While other shops may turn down jobs because the details are too demanding, McAdams and Torbick see complicated builds—like those at Michelin-mentioned Paradisaea and lil’ sis Dodo Bird Donuts in Bird Rock—as an opportunity.

Interior of the bathroom hallway at Paradisaea designed by Austin McAdams Design and Fabrication
Courtesy of Austin McAdams Design and Fabrication
Austin McAdams Design and Fabrication created the peaceful bathroom hallway at Paradisaea.

“Paradisaea has hundreds of wood bends—all those serpentine baseboards!” McAdams says with a laugh and a groan. It took a vacuum bag, gobs of glue, and a custom mold to form each wood bend to match curves measured onsite, a process with no room for error.

“And the rattan, I don’t even want to talk about it,” McAdams continues. Rattan, made from palm, comes in woven form (think patio furniture) and is difficult to paint. But Paradisaea’s design dictated it, so McAdams and Torbick spent dozens of hours painstakingly staining copious amounts of rattan for the restaurant’s tropical-swank interior—a nod to palmy jungles and a testament to the dedication these guys put into the finished product.

UCSD’s Glickman Hillel Center featuring wood from Urban Timber
Courtesy of Hillel of San Diego

Ryoma Ramen, Storyhouse Spirits, every Better Buzz Coffee location, and Marrow Fine’s One Paseo jewelry boutique all feature McAdams’ handiwork.
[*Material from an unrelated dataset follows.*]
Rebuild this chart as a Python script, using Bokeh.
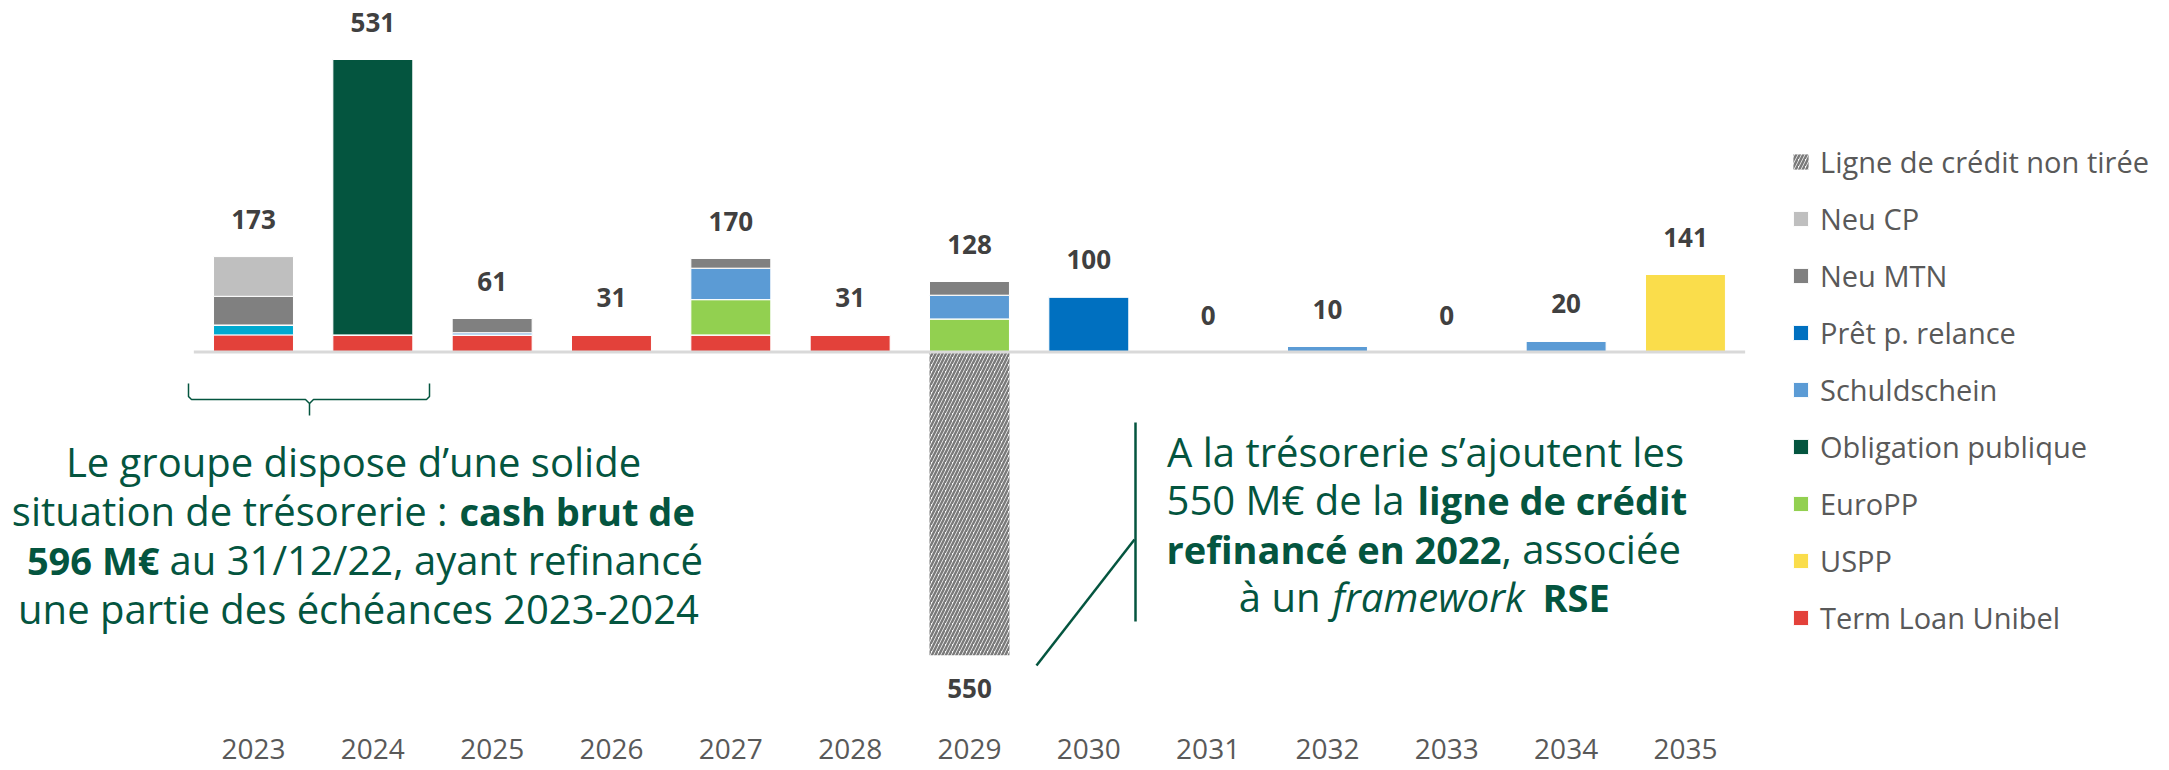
from bokeh.plotting import figure
from bokeh.models import (Range1d, LinearAxis, FixedTicker, Legend, LegendItem,
                          Label, LabelSet, ColumnDataSource)
from bokeh.core.properties import value
from bokeh.embed import file_html
from bokeh.resources import INLINE

# ---------------- data ----------------
years = [2023, 2024, 2025, 2026, 2027, 2028, 2029, 2030, 2031, 2032, 2033, 2034, 2035]
term_loan_unibel = [31, 31, 31, 31, 31, 31, 0, 0, 0, 0, 0, 0, 0]
autres = [18, 0, 0, 0, 0, 0, 0, 0, 0, 0, 0, 0, 0]
uspp = [0, 0, 0, 0, 0, 0, 0, 0, 0, 0, 0, 0, 141]
europp = [0, 0, 0, 0, 64, 0, 60, 0, 0, 0, 0, 0, 0]
obligation_publique = [0, 500, 0, 0, 0, 0, 0, 0, 0, 0, 0, 0, 0]
schuldschein = [0, 0, 4, 0, 57, 0, 43, 0, 0, 10, 0, 20, 0]
pret_relance = [0, 0, 0, 0, 0, 0, 0, 100, 0, 0, 0, 0, 0]
neu_mtn = [52, 0, 26, 0, 18, 0, 25, 0, 0, 0, 0, 0, 0]
neu_cp = [72, 0, 0, 0, 0, 0, 0, 0, 0, 0, 0, 0, 0]
ligne_credit_non_tiree = [0, 0, 0, 0, 0, 0, 550, 0, 0, 0, 0, 0, 0]

series_names = ["Term Loan Unibel", "Autres", "USPP", "EuroPP", "Obligation publique",
                "Schuldschein", "Prêt p. relance", "Neu MTN", "Neu CP"]
series_values = [term_loan_unibel, autres, uspp, europp, obligation_publique,
                 schuldschein, pret_relance, neu_mtn, neu_cp]
series_colors = ["#E3413A", "#00A9CF", "#FADD4B", "#92D050", "#04553F",
                 "#5B9BD5", "#0070C0", "#808080", "#BFBFBF"]

# ---------------- page geometry ----------------
W, H = 2169, 770
X_FIRST, X_STEP = 253.0, 119.33     # px of first category, px per category
Y_BASE, Y_UNIT = 351.5, 0.5515      # px of zero, px per unit


def dx(px):
    return (px - X_FIRST) / X_STEP


def dy(py):
    return (Y_BASE - py) / Y_UNIT


GREEN = "#04553F"
n = len(years)
xs = list(range(n))
keys = ["s%d" % i for i in range(len(series_names))]
data = dict(x=xs)
for k, v in zip(keys, series_values):
    data[k] = v
totals = [sum(vals) for vals in zip(*series_values)]
data["total"] = totals
data["total_txt"] = [str(t) for t in totals]
data["neg_ligne"] = [-v for v in ligne_credit_non_tiree]
src = ColumnDataSource(data)

p = figure(width=W, height=H, x_range=Range1d(dx(0), dx(W)),
           y_range=Range1d(dy(H), dy(0)), output_backend="svg",
           toolbar_location=None, x_axis_location=None, y_axis_location=None,
           min_border=0, outline_line_color=None)
for g in p.grid:
    g.visible = False
p.background_fill_color = "white"
p.border_fill_color = "white"

BAR_W = 0.67
stack_r = p.vbar_stack(keys, x="x", width=BAR_W, fill_color=series_colors,
                       line_color="white", line_width=1, source=src)

hatch_r = p.vbar(x="x", top=0, bottom="neg_ligne", width=BAR_W, fill_color="white",
                 line_color=None, hatch_pattern="/", hatch_color="#7A7A7A",
                 hatch_scale=7, hatch_weight=2.5, source=src)

p.line(x=[-0.5, n - 0.5], y=[0, 0], line_color="#D9D9D9", line_width=3)

p.add_layout(LabelSet(x="x", y="total", text="total_txt", y_offset=37, source=src,
                      text_align="center", text_baseline="middle",
                      text_font=value("Open Sans"), text_font_style="bold",
                      text_font_size="26px", text_color="#404040"))

neg_src = ColumnDataSource(dict(
    x=[i for i, v in enumerate(ligne_credit_non_tiree) if v],
    y=[-v for v in ligne_credit_non_tiree if v],
    t=[str(v) for v in ligne_credit_non_tiree if v]))
p.add_layout(LabelSet(x="x", y="y", text="t", y_offset=-33, source=neg_src,
                      text_align="center", text_baseline="middle",
                      text_font=value("Open Sans"), text_font_style="bold",
                      text_font_size="26px", text_color="#404040"))

xa = LinearAxis(ticker=FixedTicker(ticks=xs),
                major_label_overrides={i: str(y) for i, y in enumerate(years)},
                fixed_location=dy(730), axis_line_color=None,
                major_tick_line_color=None, minor_tick_line_color=None,
                major_label_standoff=2, major_label_text_font="Open Sans",
                major_label_text_font_size="28px", major_label_text_color="#595959")
p.add_layout(xa, "below")

# legend
rmap = dict(zip(series_names, stack_r))
order = ["Neu CP", "Neu MTN", "Prêt p. relance", "Schuldschein", "Obligation publique",
         "EuroPP", "USPP", "Term Loan Unibel"]
items = [LegendItem(label="Ligne de crédit non tirée", renderers=[hatch_r])]
items += [LegendItem(label=nm, renderers=[rmap[nm]]) for nm in order]
legend = Legend(items=items, location=(1791, 133), orientation="vertical",
                border_line_color=None, background_fill_alpha=0, padding=0, margin=0,
                spacing=17, glyph_width=19, glyph_height=19, label_height=40,
                label_standoff=10, label_text_font="Open Sans",
                label_text_font_size="29px", label_text_color="#595959")
p.add_layout(legend)


def note(text, px, py, align, style="normal", size="40px"):
    p.add_layout(Label(x=dx(px), y=dy(py), text=text, text_align=align,
                       text_baseline="alphabetic", text_font="Open Sans",
                       text_font_style=style, text_font_size=size, text_color=GREEN))


# left note
note("Le groupe dispose d’une solide", 353, 461, "center")
note("situation de trésorerie :", 447, 510, "right")
note("cash brut de", 459, 510, "left", "bold", "38px")
note("596 M€", 159, 559, "right", "bold", "38px")
note("au 31/12/22, ayant refinancé", 169, 559, "left")
note("une partie des échéances 2023-2024", 358, 608, "center")

# right note
note("A la trésorerie s’ajoutent les", 1425, 451, "center")
note("550 M€ de la", 1404, 499, "right")
note("ligne de crédit", 1417, 499, "left", "bold", "38px")
note("refinancé en 2022", 1501, 548, "right", "bold", "38px")
note(", associée", 1501, 548, "left")
note("à un", 1320, 596, "right")
note("framework", 1332, 596, "left", "italic")
note("RSE", 1542, 596, "left", "bold", "38px")


# bracket and leader lines
def pline(pts, w):
    p.line(x=[dx(a) for a, b in pts], y=[dy(b) for a, b in pts], line_color=GREEN,
           line_width=w)


pline([(188, 383), (188, 396), (191, 399), (305, 399), (309, 403), (309, 415)], 1.5)
pline([(309, 403), (313, 399), (426, 399), (429, 396), (429, 383)], 1.5)
pline([(1135, 422), (1135, 621)], 2.5)
pline([(1134, 539), (1036, 665)], 2.5)

open("out.html", "w").write(file_html(p, INLINE))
Visit UCSD’s Glickman Hillel Center to see his efforts on the Wisdom Wall: 1,500 CNC-cut and hand-sanded five-by-five-inch white oak wood tiles featuring students’ faces and personal stories.

After time in the Marines and many hands-on years, McAdams now mostly works behind a computer, drafting plans and adding finishing touches for his team. He’s currently prototyping an original line of furniture.

McAdams says one of his favorite builds is an X-shaped desk for former Padres owner Peter Seidler. “The X shape gives everyone an equal seat at the table,” he adds.